Still, we’re here. The crowds asked John the Baptist after his message of repentance, “What then should we do?” (Lk 3:10). What should we do? Let me ask the question from a different angle. What opportunities await us?
Remember what I said regarding the news that the temple had been destroyed. The prophet had been calling for repentance. Now it was a time for hope.
Well, the temple has been destroyed. We’re in the valley of dry bones. Ezekiel’s vision is about a promise of return from exile. It will be a second exodus. What can these bones do, given a new life? The breath, the wind, the spirit of God is still blowing. We have the opportunity—we have the option—of allowing that wind to carry us to a new way of being. Or maybe it’s a question of regaining what we’ve possibly allowed to lapse.
What are we doing to stay healthy? What are we doing to stay healthy mentally? What are we doing to help others stay healthy? What are we doing to spread the love? Friends, we are not dead. As the Song of Solomon puts it, “love is strong as death, passion fierce as the grave” (8:6). Or as Eugene Peterson’s The Message reads, “Love is invincible facing danger and death. Passion laughs at the terrors of hell.”

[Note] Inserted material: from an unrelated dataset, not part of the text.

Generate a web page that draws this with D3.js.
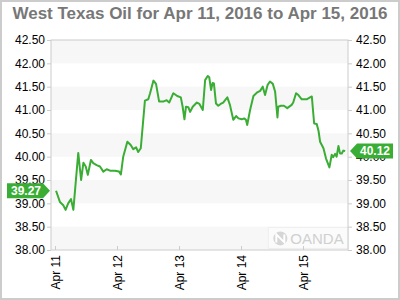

Here’s another question. How will we emerge from this? Will fear win the day? So much of what we see in the media, in my opinion, borders on sensationalism. Sometimes it seems like the goal is to inspire fear, to inspire panic, rather than level-headed caution. I feel like some people would almost welcome mobs who are setting fires and smashing windows.
So that’s one option. Here’s another. Will we learn from this? Will we work together? Will we learn to care for each other? I don’t expect heaven on earth, but maybe some heavenly spirit can take hold. There is an opening for a deeper and more vibrant faith.
“And you shall know that I am the Lord, when I open your graves, and bring you up from your graves, O my people. I will put my spirit within you, and you shall live” (vv. 13-14).